At Gallery Fish this week, a young man with a white shirt that says, “Peace Now Korea Japan” stands in front of a photograph. Takashi Shiozawa came to Korea in July and visited the House of Sharing, where he heard about the exhibition. He supports Peace Now Korea Japan, a nongovernmental organization, and hopes to learn more about Korean-Japanese relations.
Halfway through his visit to Gallery Fish, he says, “I don’t know how I feel.”
“These women are survivors,” Mr. Pilzer says. “Some are lucky, optimistic or plain smart. They survived when so many people committed suicide or were killed by bombings, soldiers, or the cleanup after war.”
In his research, he found that the Japanese Army wasn’t solely to blame for the sex slaves’ woes. At some rape camps, after the Japanese left, the women continued to work there as prostitutes “for U.S. soldiers who thought it was a brothel,” Mr. Pilzer says.
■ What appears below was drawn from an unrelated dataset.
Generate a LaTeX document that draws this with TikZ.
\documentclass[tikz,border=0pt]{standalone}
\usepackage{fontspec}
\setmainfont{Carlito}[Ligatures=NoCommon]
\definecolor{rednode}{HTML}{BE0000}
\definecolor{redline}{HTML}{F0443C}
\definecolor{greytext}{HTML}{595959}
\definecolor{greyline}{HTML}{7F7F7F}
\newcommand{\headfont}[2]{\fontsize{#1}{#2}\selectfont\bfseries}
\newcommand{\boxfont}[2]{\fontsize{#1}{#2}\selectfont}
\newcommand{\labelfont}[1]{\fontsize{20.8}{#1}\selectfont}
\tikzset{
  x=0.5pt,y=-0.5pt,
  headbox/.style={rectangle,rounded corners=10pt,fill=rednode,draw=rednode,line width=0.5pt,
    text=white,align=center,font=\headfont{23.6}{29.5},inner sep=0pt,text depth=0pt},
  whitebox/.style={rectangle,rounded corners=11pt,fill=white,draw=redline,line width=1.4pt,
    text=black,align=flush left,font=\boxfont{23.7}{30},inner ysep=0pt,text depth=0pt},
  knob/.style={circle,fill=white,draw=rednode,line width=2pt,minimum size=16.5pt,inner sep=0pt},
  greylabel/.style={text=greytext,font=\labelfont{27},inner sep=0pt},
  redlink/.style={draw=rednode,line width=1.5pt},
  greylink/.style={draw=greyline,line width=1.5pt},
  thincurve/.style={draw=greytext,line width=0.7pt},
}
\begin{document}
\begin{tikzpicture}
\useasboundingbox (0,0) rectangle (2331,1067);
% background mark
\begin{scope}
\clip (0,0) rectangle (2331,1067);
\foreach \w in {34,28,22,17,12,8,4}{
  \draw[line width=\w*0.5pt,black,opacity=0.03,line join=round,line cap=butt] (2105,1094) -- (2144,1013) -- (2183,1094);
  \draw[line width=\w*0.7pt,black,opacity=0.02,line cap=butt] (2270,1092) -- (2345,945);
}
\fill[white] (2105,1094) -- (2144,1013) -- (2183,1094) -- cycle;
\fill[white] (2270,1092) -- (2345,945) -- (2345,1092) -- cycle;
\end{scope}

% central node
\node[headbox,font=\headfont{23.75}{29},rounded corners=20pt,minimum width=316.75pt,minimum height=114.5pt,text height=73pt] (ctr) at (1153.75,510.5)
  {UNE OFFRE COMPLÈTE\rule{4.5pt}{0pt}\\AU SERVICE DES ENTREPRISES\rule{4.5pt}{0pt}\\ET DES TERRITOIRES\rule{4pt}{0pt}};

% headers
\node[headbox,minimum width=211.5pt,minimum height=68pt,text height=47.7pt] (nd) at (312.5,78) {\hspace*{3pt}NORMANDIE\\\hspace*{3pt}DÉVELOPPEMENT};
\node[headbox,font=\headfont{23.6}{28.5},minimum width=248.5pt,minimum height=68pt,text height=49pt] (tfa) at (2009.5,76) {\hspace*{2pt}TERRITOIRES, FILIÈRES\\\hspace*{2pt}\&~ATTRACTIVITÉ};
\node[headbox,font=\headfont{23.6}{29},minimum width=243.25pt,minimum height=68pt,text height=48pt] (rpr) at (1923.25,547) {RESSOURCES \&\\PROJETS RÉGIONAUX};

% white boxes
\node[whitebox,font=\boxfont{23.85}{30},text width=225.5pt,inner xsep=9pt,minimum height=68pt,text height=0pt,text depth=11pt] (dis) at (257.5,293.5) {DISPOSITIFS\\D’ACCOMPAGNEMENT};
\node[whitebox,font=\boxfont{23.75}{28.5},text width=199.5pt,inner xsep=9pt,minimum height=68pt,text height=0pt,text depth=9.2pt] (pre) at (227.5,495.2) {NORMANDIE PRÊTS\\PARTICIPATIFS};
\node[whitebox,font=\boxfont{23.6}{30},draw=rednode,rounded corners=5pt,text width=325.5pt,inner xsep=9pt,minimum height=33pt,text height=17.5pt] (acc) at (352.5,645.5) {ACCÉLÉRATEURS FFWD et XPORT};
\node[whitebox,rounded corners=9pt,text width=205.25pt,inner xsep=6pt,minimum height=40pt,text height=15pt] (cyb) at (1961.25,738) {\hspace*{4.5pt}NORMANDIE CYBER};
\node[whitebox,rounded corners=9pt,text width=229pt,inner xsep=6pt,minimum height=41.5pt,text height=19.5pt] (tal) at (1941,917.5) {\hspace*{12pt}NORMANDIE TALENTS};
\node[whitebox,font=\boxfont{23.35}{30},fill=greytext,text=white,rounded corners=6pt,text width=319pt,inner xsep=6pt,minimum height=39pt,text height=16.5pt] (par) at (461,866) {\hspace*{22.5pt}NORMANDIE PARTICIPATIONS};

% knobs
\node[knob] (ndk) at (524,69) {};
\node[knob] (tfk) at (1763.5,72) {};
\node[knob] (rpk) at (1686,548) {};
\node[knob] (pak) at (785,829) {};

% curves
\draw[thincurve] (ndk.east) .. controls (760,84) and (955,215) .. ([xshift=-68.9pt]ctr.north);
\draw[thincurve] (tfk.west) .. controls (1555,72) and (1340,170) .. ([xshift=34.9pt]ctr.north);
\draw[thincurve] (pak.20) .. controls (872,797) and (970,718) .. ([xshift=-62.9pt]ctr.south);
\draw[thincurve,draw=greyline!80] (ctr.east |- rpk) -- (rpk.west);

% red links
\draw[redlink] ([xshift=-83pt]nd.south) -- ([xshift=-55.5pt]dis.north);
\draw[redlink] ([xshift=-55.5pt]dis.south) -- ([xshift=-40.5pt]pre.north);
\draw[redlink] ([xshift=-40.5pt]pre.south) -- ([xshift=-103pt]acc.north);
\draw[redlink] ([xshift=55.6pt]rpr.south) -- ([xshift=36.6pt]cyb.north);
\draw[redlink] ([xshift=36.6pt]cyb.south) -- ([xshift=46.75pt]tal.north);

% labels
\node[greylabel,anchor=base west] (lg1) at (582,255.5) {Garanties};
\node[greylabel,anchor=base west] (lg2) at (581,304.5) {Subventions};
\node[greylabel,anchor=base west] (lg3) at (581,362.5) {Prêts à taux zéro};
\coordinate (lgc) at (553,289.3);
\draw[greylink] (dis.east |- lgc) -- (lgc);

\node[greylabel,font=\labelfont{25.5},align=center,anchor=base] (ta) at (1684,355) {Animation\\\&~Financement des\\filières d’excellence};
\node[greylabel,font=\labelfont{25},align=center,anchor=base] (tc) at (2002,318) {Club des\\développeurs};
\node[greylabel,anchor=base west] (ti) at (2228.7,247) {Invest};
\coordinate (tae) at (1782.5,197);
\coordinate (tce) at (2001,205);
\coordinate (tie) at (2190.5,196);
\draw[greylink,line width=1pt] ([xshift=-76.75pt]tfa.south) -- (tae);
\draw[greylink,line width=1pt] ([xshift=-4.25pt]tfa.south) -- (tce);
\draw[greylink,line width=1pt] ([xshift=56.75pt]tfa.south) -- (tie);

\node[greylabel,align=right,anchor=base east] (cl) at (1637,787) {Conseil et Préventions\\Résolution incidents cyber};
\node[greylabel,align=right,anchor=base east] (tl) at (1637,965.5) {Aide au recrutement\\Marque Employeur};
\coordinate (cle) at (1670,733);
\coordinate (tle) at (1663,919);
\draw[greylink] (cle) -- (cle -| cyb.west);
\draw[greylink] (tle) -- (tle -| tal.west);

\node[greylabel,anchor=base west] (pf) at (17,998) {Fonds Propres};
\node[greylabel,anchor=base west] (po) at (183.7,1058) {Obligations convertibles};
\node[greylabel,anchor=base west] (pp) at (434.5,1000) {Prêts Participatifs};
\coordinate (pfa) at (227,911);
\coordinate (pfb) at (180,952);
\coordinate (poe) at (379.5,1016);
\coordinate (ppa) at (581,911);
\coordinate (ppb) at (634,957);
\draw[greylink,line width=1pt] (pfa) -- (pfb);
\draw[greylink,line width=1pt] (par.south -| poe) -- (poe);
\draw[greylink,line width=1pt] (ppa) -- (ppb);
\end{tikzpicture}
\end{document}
“I realized as an American, it’s not just a matter of Korea versus Japan, but conquerors and conquered, imperialism, about war, the basic relationship between man and woman. It’s not an isolated example, but an extreme example of the victimization of women in wartimes and in the sex industry,” he says, pointing to the prostitution in present-day Korea.
Now that he has finished his research, Mr. Pilzer plans to return to the United States this year to hand in his dissertation. He is currently working on getting his exhibition to the United States and Japan.
“One of my goals is that people can meet these women not just as people, but sense their strength, hopefulness and joyfulness that helped them to survive,” Mr. Pilzer says. “That is an important lesson of life I learned.”